§ Exercise:
Transcribe the material word for word, but without the images.

---- Data for this task

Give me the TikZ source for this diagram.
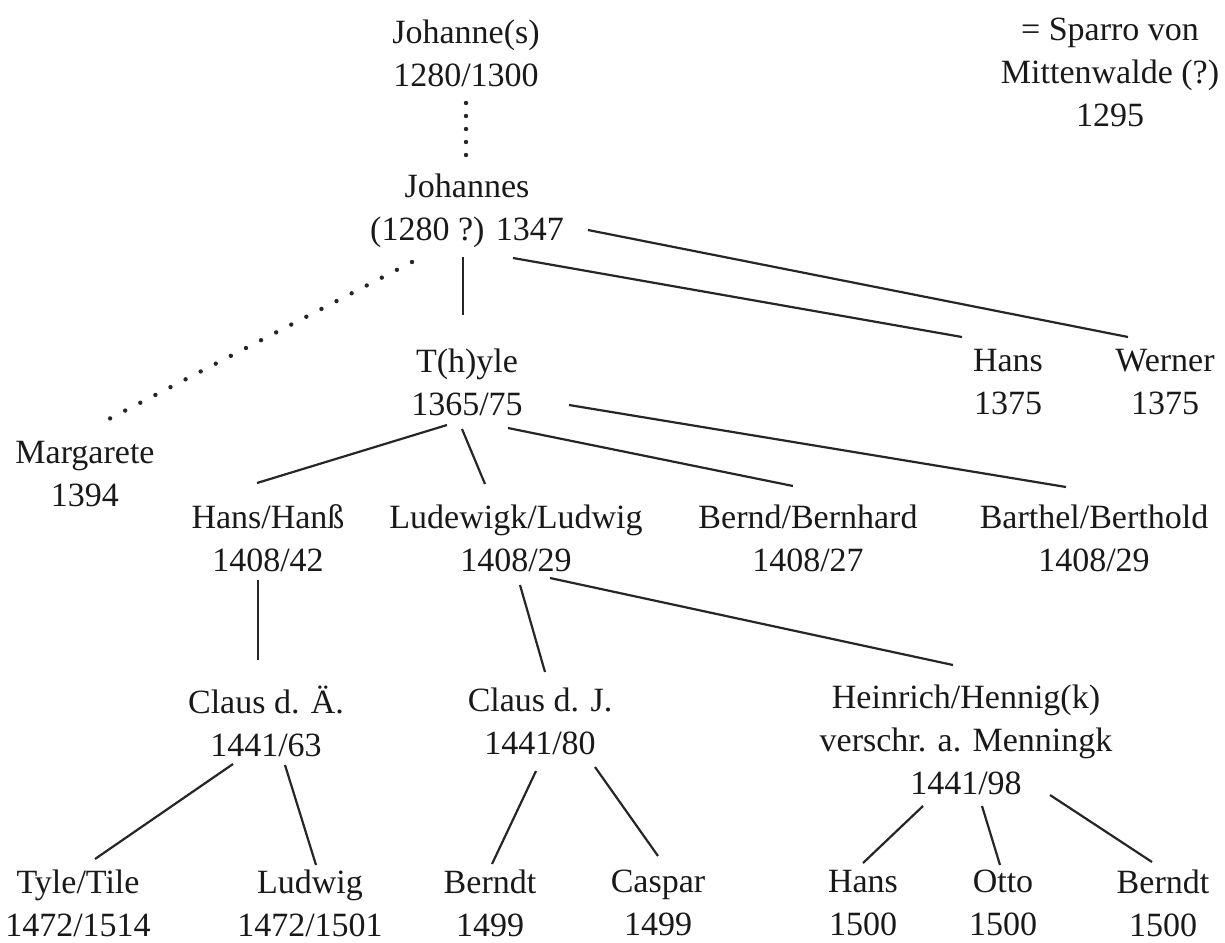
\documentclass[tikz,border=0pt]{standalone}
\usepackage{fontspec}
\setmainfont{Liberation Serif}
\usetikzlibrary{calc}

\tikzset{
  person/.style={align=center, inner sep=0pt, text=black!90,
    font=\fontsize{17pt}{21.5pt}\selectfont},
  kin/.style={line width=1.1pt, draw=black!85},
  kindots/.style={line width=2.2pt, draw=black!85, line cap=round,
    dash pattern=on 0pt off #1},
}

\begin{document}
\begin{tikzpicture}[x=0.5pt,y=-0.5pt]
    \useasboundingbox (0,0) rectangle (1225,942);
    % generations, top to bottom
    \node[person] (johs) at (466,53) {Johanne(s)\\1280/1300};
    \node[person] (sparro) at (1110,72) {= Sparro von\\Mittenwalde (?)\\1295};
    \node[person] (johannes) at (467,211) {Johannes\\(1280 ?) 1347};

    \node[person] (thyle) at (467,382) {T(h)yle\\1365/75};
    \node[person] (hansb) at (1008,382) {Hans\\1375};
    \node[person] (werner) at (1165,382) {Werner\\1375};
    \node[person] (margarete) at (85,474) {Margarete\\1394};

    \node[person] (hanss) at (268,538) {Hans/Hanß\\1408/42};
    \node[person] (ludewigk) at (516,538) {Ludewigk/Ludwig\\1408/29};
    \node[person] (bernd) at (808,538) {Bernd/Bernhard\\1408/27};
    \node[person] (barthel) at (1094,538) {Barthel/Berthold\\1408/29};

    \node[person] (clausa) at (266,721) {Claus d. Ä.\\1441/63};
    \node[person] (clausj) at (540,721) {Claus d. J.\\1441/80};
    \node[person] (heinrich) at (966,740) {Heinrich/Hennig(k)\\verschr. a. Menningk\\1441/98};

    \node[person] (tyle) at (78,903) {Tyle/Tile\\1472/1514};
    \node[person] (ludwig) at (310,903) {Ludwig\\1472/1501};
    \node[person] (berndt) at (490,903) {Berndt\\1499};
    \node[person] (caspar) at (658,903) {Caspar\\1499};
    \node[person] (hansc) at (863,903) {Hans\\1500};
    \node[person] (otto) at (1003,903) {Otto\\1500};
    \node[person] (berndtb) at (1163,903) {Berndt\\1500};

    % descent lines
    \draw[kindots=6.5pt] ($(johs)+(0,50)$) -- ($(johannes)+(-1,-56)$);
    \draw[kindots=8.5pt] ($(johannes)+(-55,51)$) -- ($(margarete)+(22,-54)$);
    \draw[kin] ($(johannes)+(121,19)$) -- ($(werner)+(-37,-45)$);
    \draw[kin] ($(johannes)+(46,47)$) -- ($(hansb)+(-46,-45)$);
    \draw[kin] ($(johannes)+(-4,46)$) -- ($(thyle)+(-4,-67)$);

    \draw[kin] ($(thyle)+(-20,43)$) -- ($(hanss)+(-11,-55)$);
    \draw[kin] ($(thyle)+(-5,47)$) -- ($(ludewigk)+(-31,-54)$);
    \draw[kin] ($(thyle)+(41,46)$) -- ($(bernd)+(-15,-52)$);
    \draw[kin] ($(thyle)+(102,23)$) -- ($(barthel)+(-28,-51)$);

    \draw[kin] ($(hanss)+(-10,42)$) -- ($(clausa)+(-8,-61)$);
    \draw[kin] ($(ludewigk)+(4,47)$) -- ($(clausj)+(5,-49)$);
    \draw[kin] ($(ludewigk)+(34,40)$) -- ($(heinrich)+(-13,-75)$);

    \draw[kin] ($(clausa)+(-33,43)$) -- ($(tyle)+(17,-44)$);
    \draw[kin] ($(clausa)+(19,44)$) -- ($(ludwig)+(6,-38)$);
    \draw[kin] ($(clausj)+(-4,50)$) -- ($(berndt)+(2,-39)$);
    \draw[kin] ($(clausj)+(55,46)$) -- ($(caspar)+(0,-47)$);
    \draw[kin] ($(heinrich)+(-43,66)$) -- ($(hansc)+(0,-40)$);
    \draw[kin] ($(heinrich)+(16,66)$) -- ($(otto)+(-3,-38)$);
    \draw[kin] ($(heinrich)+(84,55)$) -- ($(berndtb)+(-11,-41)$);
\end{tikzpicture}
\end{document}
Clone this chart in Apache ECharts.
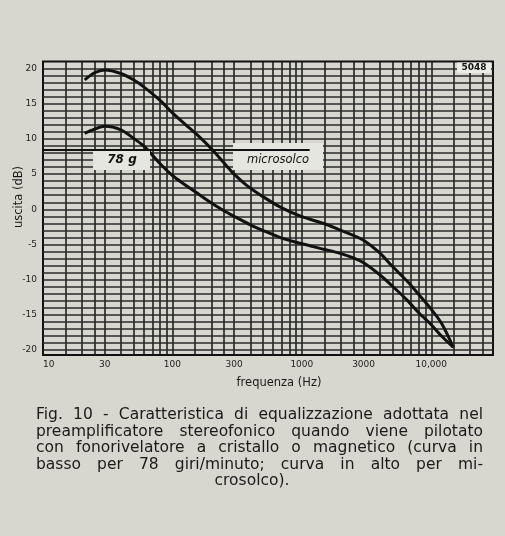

--------

§ Solution to this exercise:
Give me the TikZ source for this diagram.
\documentclass[tikz,border=0pt]{standalone}
\usepackage{fontspec}
\setmainfont{Liberation Serif}
\usetikzlibrary{calc}

\tikzset{
  person/.style={align=center, inner sep=0pt, text=black!90,
    font=\fontsize{17pt}{21.5pt}\selectfont},
  kin/.style={line width=1.1pt, draw=black!85},
  kindots/.style={line width=2.2pt, draw=black!85, line cap=round,
    dash pattern=on 0pt off #1},
}

\begin{document}
\begin{tikzpicture}[x=0.5pt,y=-0.5pt]
    \useasboundingbox (0,0) rectangle (1225,942);
    % generations, top to bottom
    \node[person] (johs) at (466,53) {Johanne(s)\\1280/1300};
    \node[person] (sparro) at (1110,72) {= Sparro von\\Mittenwalde (?)\\1295};
    \node[person] (johannes) at (467,211) {Johannes\\(1280 ?) 1347};

    \node[person] (thyle) at (467,382) {T(h)yle\\1365/75};
    \node[person] (hansb) at (1008,382) {Hans\\1375};
    \node[person] (werner) at (1165,382) {Werner\\1375};
    \node[person] (margarete) at (85,474) {Margarete\\1394};

    \node[person] (hanss) at (268,538) {Hans/Hanß\\1408/42};
    \node[person] (ludewigk) at (516,538) {Ludewigk/Ludwig\\1408/29};
    \node[person] (bernd) at (808,538) {Bernd/Bernhard\\1408/27};
    \node[person] (barthel) at (1094,538) {Barthel/Berthold\\1408/29};

    \node[person] (clausa) at (266,721) {Claus d. Ä.\\1441/63};
    \node[person] (clausj) at (540,721) {Claus d. J.\\1441/80};
    \node[person] (heinrich) at (966,740) {Heinrich/Hennig(k)\\verschr. a. Menningk\\1441/98};

    \node[person] (tyle) at (78,903) {Tyle/Tile\\1472/1514};
    \node[person] (ludwig) at (310,903) {Ludwig\\1472/1501};
    \node[person] (berndt) at (490,903) {Berndt\\1499};
    \node[person] (caspar) at (658,903) {Caspar\\1499};
    \node[person] (hansc) at (863,903) {Hans\\1500};
    \node[person] (otto) at (1003,903) {Otto\\1500};
    \node[person] (berndtb) at (1163,903) {Berndt\\1500};

    % descent lines
    \draw[kindots=6.5pt] ($(johs)+(0,50)$) -- ($(johannes)+(-1,-56)$);
    \draw[kindots=8.5pt] ($(johannes)+(-55,51)$) -- ($(margarete)+(22,-54)$);
    \draw[kin] ($(johannes)+(121,19)$) -- ($(werner)+(-37,-45)$);
    \draw[kin] ($(johannes)+(46,47)$) -- ($(hansb)+(-46,-45)$);
    \draw[kin] ($(johannes)+(-4,46)$) -- ($(thyle)+(-4,-67)$);

    \draw[kin] ($(thyle)+(-20,43)$) -- ($(hanss)+(-11,-55)$);
    \draw[kin] ($(thyle)+(-5,47)$) -- ($(ludewigk)+(-31,-54)$);
    \draw[kin] ($(thyle)+(41,46)$) -- ($(bernd)+(-15,-52)$);
    \draw[kin] ($(thyle)+(102,23)$) -- ($(barthel)+(-28,-51)$);

    \draw[kin] ($(hanss)+(-10,42)$) -- ($(clausa)+(-8,-61)$);
    \draw[kin] ($(ludewigk)+(4,47)$) -- ($(clausj)+(5,-49)$);
    \draw[kin] ($(ludewigk)+(34,40)$) -- ($(heinrich)+(-13,-75)$);

    \draw[kin] ($(clausa)+(-33,43)$) -- ($(tyle)+(17,-44)$);
    \draw[kin] ($(clausa)+(19,44)$) -- ($(ludwig)+(6,-38)$);
    \draw[kin] ($(clausj)+(-4,50)$) -- ($(berndt)+(2,-39)$);
    \draw[kin] ($(clausj)+(55,46)$) -- ($(caspar)+(0,-47)$);
    \draw[kin] ($(heinrich)+(-43,66)$) -- ($(hansc)+(0,-40)$);
    \draw[kin] ($(heinrich)+(16,66)$) -- ($(otto)+(-3,-38)$);
    \draw[kin] ($(heinrich)+(84,55)$) -- ($(berndtb)+(-11,-41)$);
\end{tikzpicture}
\end{document}
Clone this chart in Apache ECharts.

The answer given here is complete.